Dieterle: Portrait Of Jennie (1948)

An unusually ambitious melodrama, Portrait Of Jennie not only attempts to fuse cinema with literature, classical music and romantic American painting, but with science, employing an idiosyncratic time travel narrative to make the point that "nothing dies, just changes...time doesn't pass, just curves." Although this tends to reduce science to so many cliches, the script to a series of excessive discursions, abstractions and quotations (Euripides, Keats and Browning in the first twenty minutes alone), and the score to a lurid, tortured epitome of Debussy, it does create an extraordinarily painterly aesthetic, largely thanks to Joseph H. August's cinematographic innovations, which include smearing copious amounts of vaseline on the lens, to the extent that certain scenes simply appear to be shot through oil, and literally shooting through thin strips of canvas, to create the cinematic equivalent of a matte print.

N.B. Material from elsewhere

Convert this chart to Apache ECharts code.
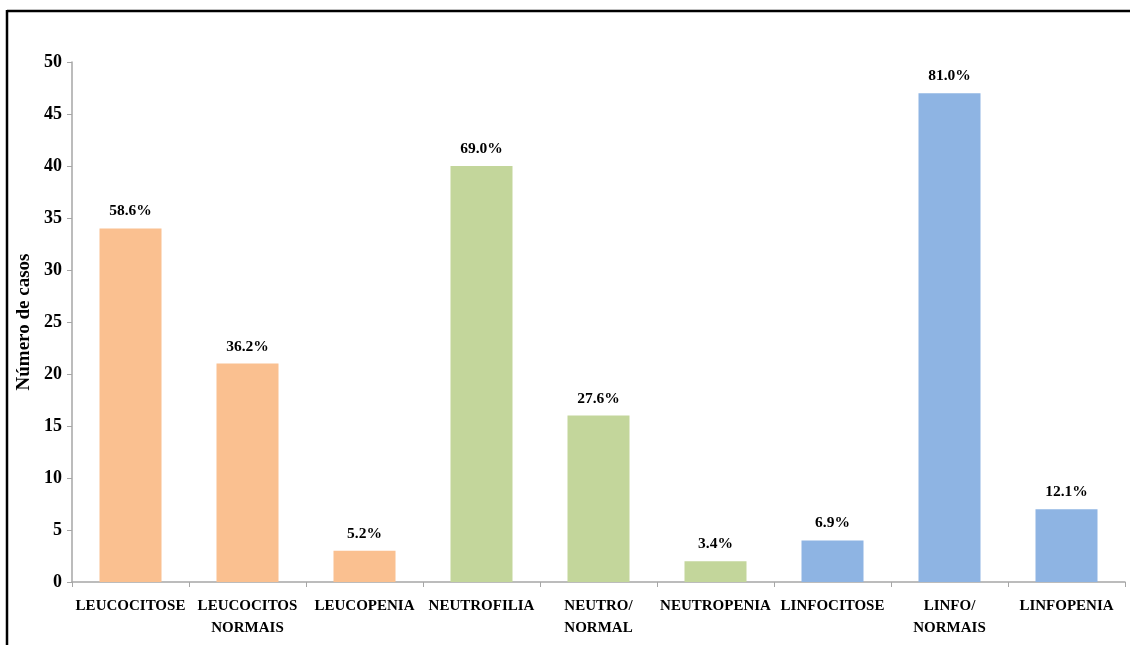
<!DOCTYPE html>
<html><head><meta charset="utf-8">
<script src="https://cdn.jsdelivr.net/npm/echarts@6/dist/echarts.min.js"></script>
<style>html,body{margin:0;padding:0;background:#fff}#c{width:1130px;height:645px}</style>
</head><body><div id="c"></div>
<script>
const categories = ['LEUCOCITOSE','LEUCOCITOS\nNORMAIS','LEUCOPENIA','NEUTROFILIA','NEUTRO/\nNORMAL','NEUTROPENIA','LINFOCITOSE','LINFO/\nNORMAIS','LINFOPENIA'];
const values = [34, 21, 3, 40, 16, 2, 4, 47, 7];
const percentLabels = ['58.6%','36.2%','5.2%','69.0%','27.6%','3.4%','6.9%','81.0%','12.1%'];
const groupColors = ['#FAC090','#FAC090','#FAC090','#C3D69B','#C3D69B','#C3D69B','#8EB4E3','#8EB4E3','#8EB4E3'];
const yTicks = {min: 0, max: 50, interval: 5};

const font = '"Liberation Serif", "Times New Roman", serif';
const chart = echarts.init(document.getElementById('c'));
chart.setOption({
  animation: false,
  grid: {left: 72, right: 5, top: 62, bottom: 63, containLabel: false},
  xAxis: {
    type: 'category', data: categories,
    axisLine: {lineStyle: {color: '#A6A6A6', width: 1.5}},
    axisTick: {show: true, length: 5, lineStyle: {color: '#A6A6A6'}},
    axisLabel: {interval: 0, color: '#000', fontFamily: font, fontWeight: 'bold', fontSize: 15, lineHeight: 22, margin: 13}
  },
  yAxis: {
    type: 'value', min: yTicks.min, max: yTicks.max, interval: yTicks.interval,
    name: 'Número de casos', nameLocation: 'middle', nameGap: 31,
    nameTextStyle: {color: '#000', fontFamily: font, fontWeight: 'bold', fontSize: 19},
    axisLine: {show: true, lineStyle: {color: '#A6A6A6', width: 1.5}},
    axisTick: {show: true, length: 5, lineStyle: {color: '#A6A6A6'}},
    splitLine: {show: false},
    axisLabel: {color: '#000', fontFamily: font, fontWeight: 'bold', fontSize: 18, margin: 10}
  },
  series: [{
    type: 'bar', barWidth: '53%',
    data: values.map((v, i) => ({value: v, itemStyle: {color: groupColors[i]}})),
    label: {show: true, position: 'top', distance: 9, color: '#000', fontFamily: font, fontWeight: 'bold', fontSize: 15.5,
      formatter: p => percentLabels[p.dataIndex]}
  }],
  graphic: [
    {type: 'line', shape: {x1: 7, y1: 11, x2: 1130, y2: 11}, style: {stroke: '#000', lineWidth: 2.5}},
    {type: 'line', shape: {x1: 7, y1: 10, x2: 7, y2: 645}, style: {stroke: '#000', lineWidth: 2.5}}
  ]
});
</script></body></html>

From this perspective, it seems odd that the narrative, which centres on the sentimental love triangle between a struggling artist (Joseph Cotten), his mysterious, ageless muse (Jennifer Jones), and the old maid who introduces them (Ethel Barrymore), should involve his gradual transition from landscapes to portraiture, since August's innovations are most striking during the various on-location sequences, all of which coalesce around an extended, pastoral vision of Central Park's seasonal fluctuations, as if to construe its topography as one of the few living vestiges of American romanticism.